I dreamed I went back to work for Sandy and Colleen at Keller Williams. While I worked on writing a thank you note on one of their behalfs, Karen (current coworker) sat beside me and kept telling me what I was doing wrong. Eventually I got frustrated and exploded at her that I'd done this before for over three years and that I was perfectly capable of figuring it out.

My mom, grandma and I were at a pizza restaurant. My grandma liked the music and wanted to buy it but didn't know what it was. Mom was going to make her go ask, but grandma was too shy and got all flustered.

August 17:
I dreamed I was on this farm with tons of cats and birds (song birds, ducks, geese etc). My sister Tawnya was there helping care for the birds. There were also human babies everywhere just sort of...crawling around on their own and hanging out. I found one little girl dressed up as a pig.

I dreamed that Phoebe, Ross (yes, from Friends), and I had a group Halloween costume planned but we realized it was dumb and decided to stay in (it had something to do with rocks? I don't know). I also considered dressing as a vampire and spent a lot of time considering the best way to get realistic-looking fangs.

August 18:
I was chronically, terminally ill. My family and I were being given a special tour of this ancient Middle Eastern museum by some very high ranking government officials. Due to my illness, I got very tired walking around to all the exhibits so I had to drop out of the tour short, even though they'd arranged it for me.

While I went to find a bed, the rest continued their tour. The museum became a plane then, on its way to Egypt. When we had first entered the upper level of the plane earlier, there was a luxurious bed right in front of the door. My family said this was my bed, but I didn't believe them because it had the wrong number beside it. So, I explored on my own some more and found a wide trough of sorts running along both sides of the plane. It was lined with thin blue gym mats and passengers slept on the mats side by side. I had the sense then that this was where we were meant to sleep. I knew I'd be uncomfortable sleeping right next to a stranger (and two deep in some places!) so I asked the flight attendant how much longer it was until we landed thinking maybe I'd just stay awake after all. She informed me that it was two hours until our layover in London. I asked how long the layover was and she just laughed...so that was helpful.

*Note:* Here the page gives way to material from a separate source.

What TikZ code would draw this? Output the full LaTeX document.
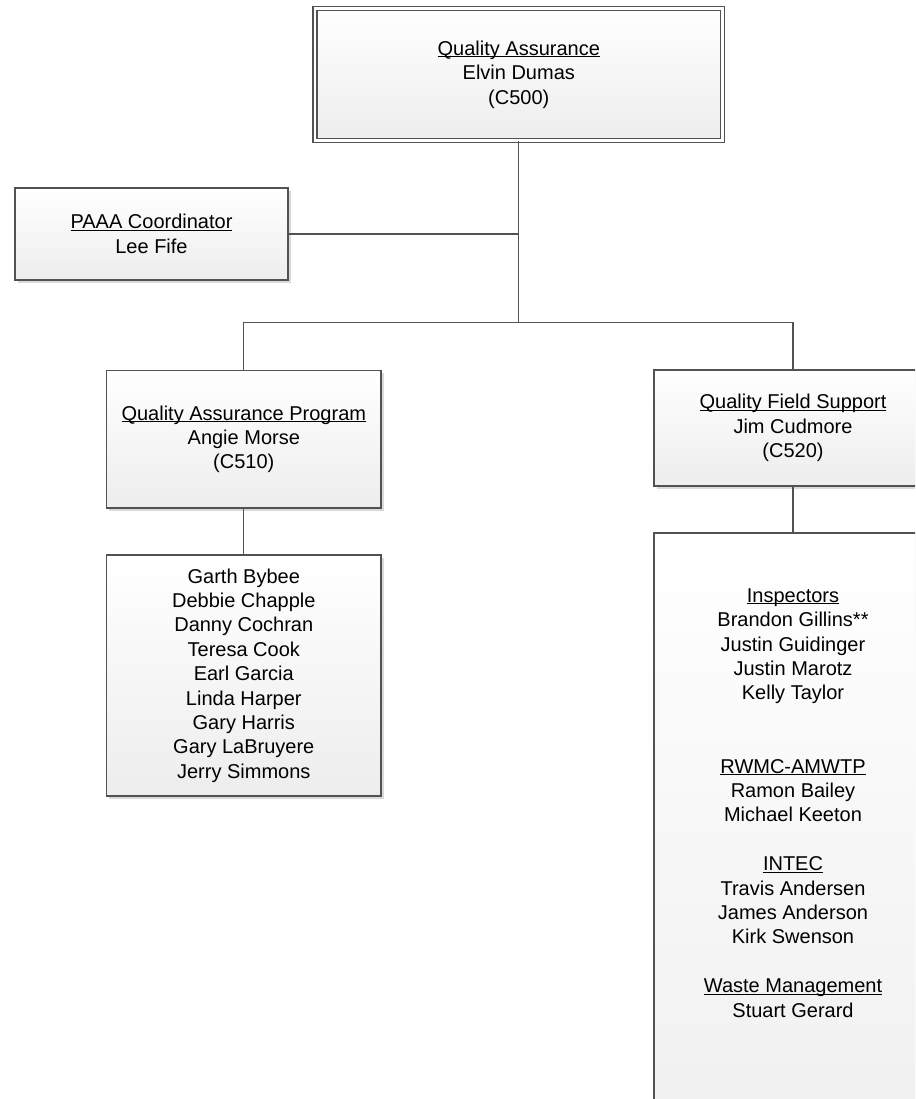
\documentclass[tikz,border=0pt]{standalone}
\usepackage{fontspec}
\setmainfont{Liberation Sans}
\usetikzlibrary{positioning,shadows}

% underlined group heading, rule close to the baseline
\newcommand{\uhead}[1]{\setbox0\hbox{#1}\rlap{\rule[-1.6pt]{\wd0}{0.75pt}}\box0}

\begin{document}
\begin{tikzpicture}[x=0.75pt,y=-0.75pt,
	orgbox/.style={draw=black!68, line width=1pt, top color=white, bottom color=black!7,
		drop shadow={shadow xshift=2pt,shadow yshift=-2pt,fill=black!25,opacity=0.6},
		inner sep=0pt, align=center, font=\fontsize{15pt}{18.3pt}\selectfont},
	listtext/.style={inner sep=0pt, align=center, font=\fontsize{15pt}{18.3pt}\selectfont},
	link/.style={draw=black!68, line width=1pt}]

	\useasboundingbox (0,0) rectangle (915,1099);
	\clip (0,0) rectangle (915,1099);

	% Head of the office
	\node[orgbox, double=white, double distance=2pt, minimum width=305.8pt, minimum height=99.3pt]
		(qa) at (518.8,74.5) {\uhead{Quality Assurance}\\ Elvin Dumas\\ (C500)};

	% Staff position
	\node[orgbox, minimum width=204.75pt, minimum height=69pt]
		(paaa) at (151.5,234) {\uhead{PAAA Coordinator}\\ Lee Fife};

	% Left branch
	\node[orgbox, minimum width=205.7pt, minimum height=103pt]
		(qap) at (243.8,439.3) {\uhead{Quality Assurance Program}\\ Angie Morse\\ (C510)};
	\node[orgbox, minimum width=205.7pt, minimum height=180.75pt]
		(names) at (243.8,675.5) {Garth Bybee\\ Debbie Chapple\\ Danny Cochran\\ Teresa Cook\\
		Earl Garcia\\ Linda Harper\\ Gary Harris\\ Gary LaBruyere\\ Jerry Simmons};

	% Right branch
	\node[orgbox, minimum width=208.5pt, minimum height=87pt]
		(qfs) at (793,428) {\uhead{Quality Field Support}\\ Jim Cudmore\\ (C520)};
	\node[orgbox, anchor=north, minimum width=208.5pt, minimum height=525pt]
		(fieldbox) at (793,532.3) {};
	\node[listtext, below=42pt of fieldbox.north] (fieldlist)
		{\uhead{Inspectors}\\ Brandon Gillins**\\ Justin Guidinger\\ Justin Marotz\\ Kelly Taylor\\[36.6pt]
		\uhead{RWMC-AMWTP}\\ Ramon Bailey\\ Michael Keeton\\[18.3pt]
		\uhead{INTEC}\\ Travis Andersen\\ James Anderson\\ Kirk Swenson\\[18.3pt]
		\uhead{Waste Management}\\ Stuart Gerard};

	% Connectors
	\coordinate (split) at (518.8,322.7);
	\draw[link] (qa.south) -- (split);
	\draw[link] (paaa.east) -- (paaa.east -| split);
	\draw[link] (qap.north) |- (split) -| (qfs.north);
	\draw[link] (qap.south) -- (names.north);
	\draw[link] (qfs.south) -- (fieldbox.north);

\end{tikzpicture}
\end{document}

After the plane landed in London, I explored a gift shop in the airport, misread the felt of a shirt (okay...this is what I wrote in my journal, but I honestly have no idea what it means now...sleep brain I guess? It must have made sense at the time?) and almost missed the next leg of the flight to Egypt.

August 19:
Dreamed my friend Anna and I were caring for this autistic kid. He was pretty low-functioning and had a lot of eccentricities. The guy who had been caring for him before was of a drill sergeant military mindset and basically had us all captive once he learned he'd been replaced. We decided to try to escape. We were held at a youth group game night only the whole night was staged because one of the youth had become famous. So a film crew was there and they made fake rain for drama and that sort of stuff. No one was happy. The kid and I ran into the forest but the rain hindered our progress and we were caught again.

Dreamed I was playing D&D with Paul (just Paul apparently). I was rolling really poorly until I rolled an "89" (no clue how I got that off a d20. I was definitely not rolling percentile dice.). I realized too late that there were giants were coming toward us, and I was low on hp. I had two spells left but didn't use them and just had to watch as the giants came closer and closer, coming to squash me. I was sad because I really like Viska (my character) and didn't want her to die.